A specially-curated package of films have been put together from the Films Division archive (propaganda films made by the government which were shown as ‘Film Reels’ before screening feature films in theatres).

This section, titled ‘The Visual Grammar of Nation Building’, is representative of films made in the first three decades after Independence, reflecting the aspirations of the young nation.

“The 15 films from the 1950s to the 70s are representative of how a State was recording its own history. You can see the idea of the ‘ideal citizen’ emerge,” says cinematographer-filmmaker Avijit Mukul Kishore, who has curated this section.

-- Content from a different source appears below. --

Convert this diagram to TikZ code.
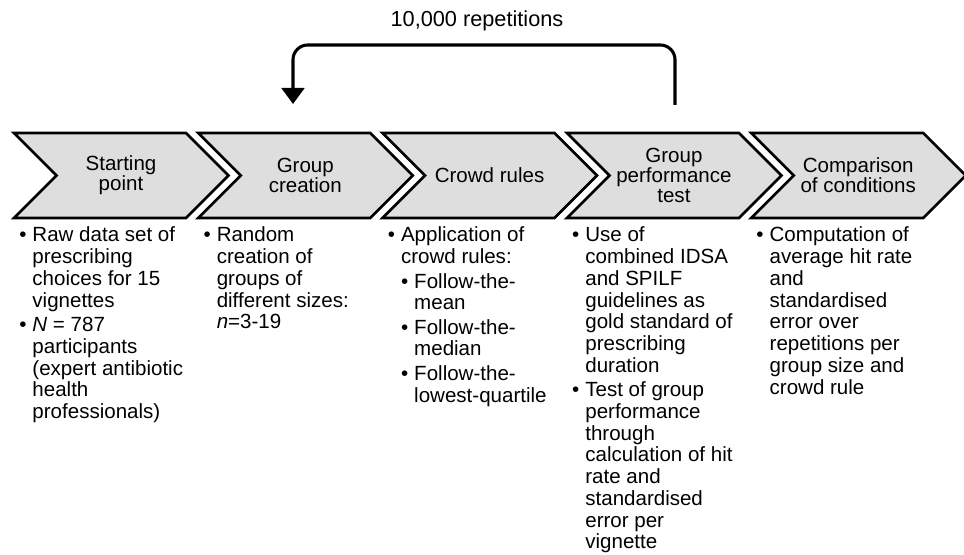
\documentclass[tikz,border=0pt]{standalone}
\usepackage{fontspec}
\setmainfont{Liberation Sans}
\usetikzlibrary{arrows.meta}
\definecolor{stepgray}{HTML}{DEDEDE}
\newcommand{\subdot}{\textbullet\hspace{4.5pt}}
\newcommand{\subgap}{\phantom{\textbullet}\hspace{4.5pt}}

\begin{document}
\begin{tikzpicture}[x=0.75pt, y=-0.75pt,
  stepshape/.style={draw=black, line width=2pt, fill=stepgray, line join=miter},
  steplabel/.style={align=center, inner sep=0pt, font=\fontsize{15.4}{15}\selectfont},
  steplist/.style={anchor=base west, inner sep=0pt, font=\fontsize{15.4}{16.3}\selectfont},
  loop/.style={line width=2.3pt, rounded corners=11pt, -{Triangle[width=17pt, length=12pt]}}]
\useasboundingbox (0,0) rectangle (964,555);

% Étapes (chevrons)
\foreach \k/\nm/\txt in {0/start/{Starting\\point}, 1/creation/{Group\\creation},
    2/rules/{Crowd rules}, 3/perf/{Group\\performance\\test}, 4/compare/{Comparison\\of conditions}}{
  \pgfmathsetmacro{\L}{14+184.3*\k}
  \draw[stepshape] (\L,133) -- ++(172,0) -- ++(42.5,42.5) -- ++(-42.5,42.5)
    -- ++(-172,0) -- ++(42.5,-42.5) -- cycle;
  \node[steplabel] (\nm) at (\L+107,175.5) {\txt};
}

% Boucle de répétition
\node[font=\fontsize{16.3}{18}\selectfont] (reps) at (477,21) {10,000 repetitions};
\coordinate (loopstart) at (675,105);
\coordinate (loopend) at (293,104);
\draw[loop] (loopstart) -- (675,45) -| (loopend);

% Listes sous les étapes
\node[steplist] (startlist) at (19,242) {\begin{tabular}[t]{@{}l@{\hspace{4.5pt}}l@{}}
  \textbullet & Raw data set of\\ & prescribing\\ & choices for 15\\ & vignettes\\[2pt]
  \textbullet & \textit{N} = 787\\ & participants\\ & (expert antibiotic\\ & health\\ & professionals)
\end{tabular}};

\node[steplist] (creationlist) at (203.3,242) {\begin{tabular}[t]{@{}l@{\hspace{4.5pt}}l@{}}
  \textbullet & Random\\ & creation of\\ & groups of\\ & different sizes:\\ & \textit{n}=3-19
\end{tabular}};

\node[steplist] (ruleslist) at (387.6,242) {\begin{tabular}[t]{@{}l@{\hspace{4.5pt}}l@{}}
  \textbullet & Application of\\ & crowd rules:\\[2pt]
  & \subdot Follow-the-\\ & \subgap mean\\[2pt]
  & \subdot Follow-the-\\ & \subgap median\\[2pt]
  & \subdot Follow-the-\\ & \subgap lowest-quartile
\end{tabular}};

\node[steplist] (perflist) at (571.9,242) {\begin{tabular}[t]{@{}l@{\hspace{4.5pt}}l@{}}
  \textbullet & Use of\\ & combined IDSA\\ & and SPILF\\ & guidelines as\\ & gold standard of\\ & prescribing\\ & duration\\[2pt]
  \textbullet & Test of group\\ & performance\\ & through\\ & calculation of hit\\ & rate and\\ & standardised\\ & error per\\ & vignette
\end{tabular}};

\node[steplist] (comparelist) at (756.2,242) {\begin{tabular}[t]{@{}l@{\hspace{4.5pt}}l@{}}
  \textbullet & Computation of\\ & average hit rate\\ & and\\ & standardised\\ & error over\\ & repetitions per\\ & group size and\\ & crowd rule
\end{tabular}};
\end{tikzpicture}
\end{document}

He gives the example of one such film called Good Manners , a 10-minute film from 1953 that advises citizens not to throw garbage, how they should sit and behave in public transport etc!

Most of the films examine the preoccupations of a young India, with an emphasis on national integration, infrastructure creation and the state’s counsel to put the nation before the self in the context of two wars – with China in 1962 and Pakistan in 1971. The films look at two major turns in India’s history and politics with the death of Pandit Jawaharlal Nehru in 1965 and the imposition of Emergency in 1975 and the subjects of social unrest, population growth and migration in this context. It also looks at how documentaries managed to subvert state propaganda in their own way.

As part of special screenings, Patricio Guzman’s Nostalgia for the Light and Rajula Shah’s Sabad Nirantar will also be screened. There is a public talk by Rohan Shivkumar on the nature of spaces within the city of Mumbai, which enable and facilitate the film industry; his talk is titled ‘Producing Images, Consuming Images – The spaces of the film industry in Mumbai’.